Will this lawyer be addressing the feminist lawyer war on the black family, and its defeat?

Posted by: David Behar | Jun 25, 2018 10:19:05 PM

Adult Alien Migrants (AAM) escorting Minor Alien Migrants (MAM) across a U.S. border w/o authority of law are manifestly culpable for any adult/minor separation near the border.

🤔The easy "fix" ?!🤔
AAM ➡️STOP⬅️ such escorting of MAM😁

Posted by: Docile in Oregon | Jun 26, 2018 3:43:42 AM

I have written for years about the use of cages in Eastern and Central Europe (Bulgaria, Czech Republic, elsewhere) for children in psychiatric hospitals, and how such use of cages have "been roundly condemned by the United Nations Human Rights Commission and the European Committee for the Prevention of Torture and Inhuman or Degrading Treatment or Punishment (CPT)" . See e.g., my article, International Human Rights Law and Comparative Mental Disability Law: The Universal Factors, 34 SYRACUSE J. INT’L L. & COMMERCE 333, 344-45 (2007), and my book INTERNATIONAL HUMAN RIGHTS AND MENTAL DISABILITY LAW: WHEN THE SILENCED ARE HEARD 93-94 (Oxford University Press, 2011). Although I have written critically about much of what Prof.

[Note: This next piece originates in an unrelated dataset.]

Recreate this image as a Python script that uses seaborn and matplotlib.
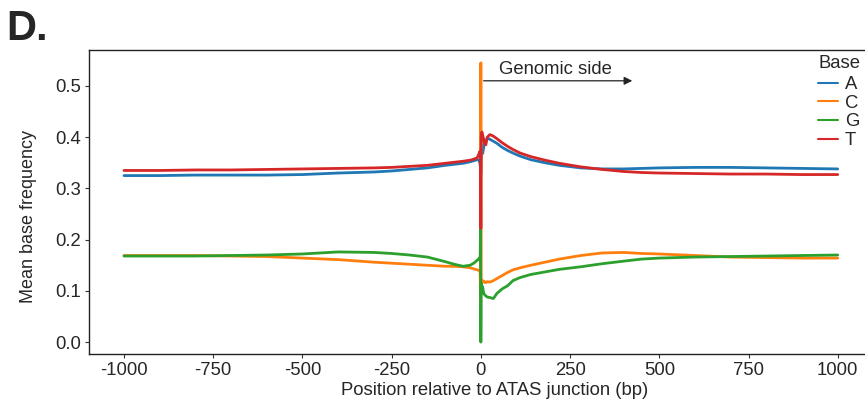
import pandas as pd
import seaborn as sns
import matplotlib.pyplot as plt

# positions (bp) and mean base frequency
positions = [-1000, -900, -800, -700, -600, -500, -400, -300, -250, -200, -150, -100, -75, -50,
             -30, -20, -10, -5, -3, -2, -1, 0, 1, 2, 3, 5, 8, 10, 14, 18, 25, 35, 45, 60, 75,
             90, 110, 140, 180, 220, 280, 340, 400, 450, 500, 600, 700, 800, 900, 1000]

freq_A = [0.325, 0.325, 0.326, 0.326, 0.326, 0.327, 0.330, 0.332, 0.334, 0.337, 0.340, 0.345, 0.347, 0.349,
          0.352, 0.354, 0.356, 0.355, 0.350, 0.345, 0.340, 0.330, 0.365, 0.370, 0.372, 0.368, 0.380, 0.395,
          0.392, 0.398, 0.396, 0.392, 0.388, 0.380, 0.374, 0.369, 0.363, 0.356, 0.350, 0.345, 0.340, 0.338,
          0.338, 0.339, 0.340, 0.341, 0.341, 0.340, 0.339, 0.338]
freq_C = [0.169, 0.169, 0.169, 0.168, 0.167, 0.164, 0.161, 0.156, 0.154, 0.152, 0.150, 0.148, 0.148, 0.147,
          0.145, 0.143, 0.141, 0.140, 0.138, 0.135, 0.086, 0.545, 0.125, 0.120, 0.118, 0.120, 0.117, 0.118,
          0.116, 0.118, 0.117, 0.120, 0.124, 0.130, 0.136, 0.141, 0.145, 0.150, 0.156, 0.162, 0.169, 0.174,
          0.175, 0.173, 0.172, 0.169, 0.166, 0.165, 0.164, 0.164]
freq_G = [0.168, 0.168, 0.168, 0.169, 0.170, 0.172, 0.176, 0.175, 0.173, 0.170, 0.166, 0.157, 0.152, 0.148,
          0.150, 0.154, 0.160, 0.163, 0.165, 0.160, 0.222, 0.000, 0.115, 0.110, 0.100, 0.108, 0.095, 0.093,
          0.090, 0.088, 0.087, 0.085, 0.095, 0.104, 0.110, 0.120, 0.126, 0.132, 0.137, 0.142, 0.147, 0.153,
          0.158, 0.162, 0.164, 0.166, 0.167, 0.168, 0.169, 0.170]
freq_T = [0.335, 0.335, 0.336, 0.336, 0.337, 0.338, 0.339, 0.340, 0.341, 0.343, 0.345, 0.349, 0.351, 0.353,
          0.355, 0.357, 0.360, 0.368, 0.372, 0.365, 0.360, 0.222, 0.400, 0.408, 0.410, 0.405, 0.395, 0.390,
          0.385, 0.400, 0.405, 0.402, 0.397, 0.389, 0.382, 0.376, 0.369, 0.362, 0.355, 0.349, 0.342, 0.337,
          0.333, 0.331, 0.330, 0.329, 0.328, 0.328, 0.327, 0.327]

bases = ["A", "C", "G", "T"]
colors = ["#1f77b4", "#ff7f0e", "#2ca02c", "#d62728"]
x_ticks = [-1000, -750, -500, -250, 0, 250, 500, 750, 1000]
y_ticks = [0.0, 0.1, 0.2, 0.3, 0.4, 0.5]

df = pd.DataFrame({
    "pos": positions * 4,
    "freq": freq_A + freq_C + freq_G + freq_T,
    "Base": [b for b in bases for _ in positions],
})

sns.set_style("ticks")
plt.rcParams["font.family"] = ["Liberation Sans", "DejaVu Sans"]
fs = 13.3

fig = plt.figure(figsize=(8.65, 4.07), dpi=100)
ax = fig.add_axes([0.1029, 0.130, 0.906, 0.747])

sns.lineplot(data=df, x="pos", y="freq", hue="Base", palette=dict(zip(bases, colors)),
             linewidth=2.0, ax=ax, estimator=None, sort=False)

ax.set_xlim(-1098, 1098)
ax.set_ylim(-0.0234, 0.570)
ax.set_xticks(x_ticks)
ax.set_xticklabels([str(t) for t in x_ticks])
ax.set_yticks(y_ticks)
ax.set_yticklabels([f"{t:.1f}" for t in y_ticks])
ax.tick_params(labelsize=fs, length=3, width=0.8, color="#333333", pad=2.5)
for s in ["left", "bottom", "top"]:
    ax.spines[s].set_linewidth(1.0)
    ax.spines[s].set_color("#222222")
ax.spines["right"].set_visible(False)

ax.set_xlabel("Position relative to ATAS junction (bp)", fontsize=fs)
ax.set_ylabel("Mean base frequency", fontsize=13)
ax.xaxis.set_label_coords(0.518, -0.092)
ax.yaxis.set_label_coords(-0.066, 0.452)

ax.annotate("", xy=(432, 0.51), xytext=(0, 0.51),
            arrowprops=dict(arrowstyle="-|>", color="#222222", lw=0.9, mutation_scale=12))
ax.text(210, 0.532, "Genomic side", ha="center", va="center", fontsize=fs)

leg = ax.legend(frameon=False, fontsize=fs,
                loc="upper left", bbox_to_anchor=(818 / 865, 1 - 76 / 407),
                bbox_transform=fig.transFigure, borderpad=0, borderaxespad=0,
                handlelength=1.1, handletextpad=0.35, labelspacing=0.09)
for line in leg.get_lines():
    line.set_linewidth(1.5)
fig.text(818 / 865, 1 - 64 / 407, "Base", fontsize=fs, ha="left", va="center")

fig.text(6 / 865, 1 - 9 / 407, "D.", fontsize=30, fontweight="bold", va="top", ha="left")

fig.savefig("out.png", dpi=100)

Drinan discusses in this piece -- see e.g., “Yonder Stands Your Orphan with His Gun”: The International Human Rights and Therapeutic Jurisprudence Implications of Juvenile Punishment Schemes, 46 TEXAS TECH L. REV. 301 (2013)-- I see what we are doing now is even closer to what the UN has condemned as torture in the European cases than I thought five years ago.

For those interested in more, check out the country reports done regularly by the US-based NGO Mental Disability Rights International.

Sadly, Michael (with thanks to Prof Drinan for this piece)(for those keeping score at home, I was a "real lawyer" for 13 years, during which time I represented juveniles in the criminal and mental disabilty law systems; am now a professor emeritus, having taught for 30 years plus)

Michael L. Perlin, Esq.
Professor Emeritus of Law
Founding Director, International Mental Disability Law Reform Project
Co-founder, Mental Disability Law and Policy Associates
New York Law School
185 West Broadway
New York, NY 10013

Posted by: Mchael Perlin | Jun 26, 2018 7:46:09 AM

If some juvenile murders me, please cage them, thanks.

Posted by: Ben Frank | Jun 26, 2018 10:31:00 AM

Separation of a violent, repeat offender or of an active addict from his children is a tremendous benefit to these children.